## What to work on
Pictures stay out of the copy. Repeat exactly the lines from the first entry below through the line that contains "plt.rcParams['font.family'] = ['Liberation", and nothing beyond.

## Dataset content
•••••

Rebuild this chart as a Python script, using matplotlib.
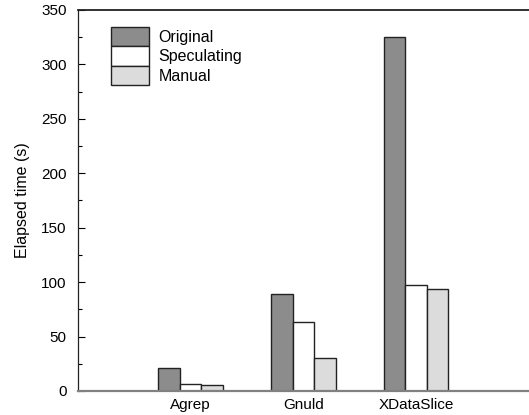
import matplotlib
matplotlib.use("Agg")
import matplotlib.pyplot as plt
import numpy as np
from matplotlib.ticker import MultipleLocator

categories = ["Agrep", "Gnuld", "XDataSlice"]
series_names = ["Original", "Speculating", "Manual"]
original = [21, 89, 325]
speculating = [6.5, 63, 97]
manual = [5.5, 30, 94]
yticks = [0, 50, 100, 150, 200, 250, 300, 350]

colors = ["#8c8c8c", "#ffffff", "#dcdcdc"]

plt.rcParams['font.family'] = ['Liberation Sans', 'DejaVu Sans']

fig = plt.figure(figsize=(5.29, 4.15), dpi=100)
ax = fig.add_axes([0.147, 0.058, 0.853, 0.918])

x = np.arange(1, len(categories) + 1)
w = 0.19
for i, (name, vals) in enumerate(zip(series_names, [original, speculating, manual])):
    ax.bar(x + (i - 1) * w, vals, width=w, color=colors[i], edgecolor="#222222",
           linewidth=1.0, label=name, zorder=2)

ax.set_xlim(0, 4)
ax.set_ylim(0, 350)
ax.set_xticks(x)
ax.set_xticklabels(categories, fontsize=11)
ax.set_yticks(yticks)
ax.yaxis.set_minor_locator(MultipleLocator(25))
ax.tick_params(axis='y', which='major', direction='in', length=5, width=0.8, pad=8, labelsize=11)
ax.tick_params(axis='y', which='minor', direction='in', length=3, width=0.8)
ax.tick_params(axis='x', length=0, pad=5)
ax.set_ylabel("Elapsed time (s)", fontsize=11.5, labelpad=8)

ax.spines['right'].set_visible(False)
ax.spines['top'].set_color("#222222")
ax.spines['top'].set_linewidth(1.3)
ax.spines['left'].set_color("#222222")
ax.spines['left'].set_linewidth(0.9)
ax.spines['bottom'].set_color("#808080")
ax.spines['bottom'].set_linewidth(1.6)

leg = ax.legend(loc='upper left', bbox_to_anchor=(110.7 / 529, 1 - 26.7 / 415),
                bbox_transform=fig.transFigure, frameon=False, fontsize=11.5,
                borderpad=0, borderaxespad=0, labelspacing=0, handlelength=2.4,
                handleheight=1.5, handletextpad=0.6)

fig.savefig("out.png", dpi=100)
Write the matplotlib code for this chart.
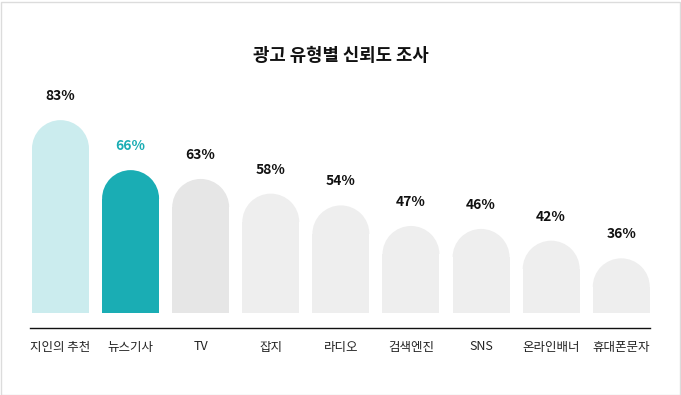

•••••

## Solved exercise
Rebuild this chart as a Python script, using matplotlib.
import matplotlib
matplotlib.use("Agg")
import matplotlib.pyplot as plt
import numpy as np
from matplotlib.ticker import MultipleLocator

categories = ["Agrep", "Gnuld", "XDataSlice"]
series_names = ["Original", "Speculating", "Manual"]
original = [21, 89, 325]
speculating = [6.5, 63, 97]
manual = [5.5, 30, 94]
yticks = [0, 50, 100, 150, 200, 250, 300, 350]

colors = ["#8c8c8c", "#ffffff", "#dcdcdc"]

plt.rcParams['font.family'] = ['Liberation Sans', 'DejaVu Sans']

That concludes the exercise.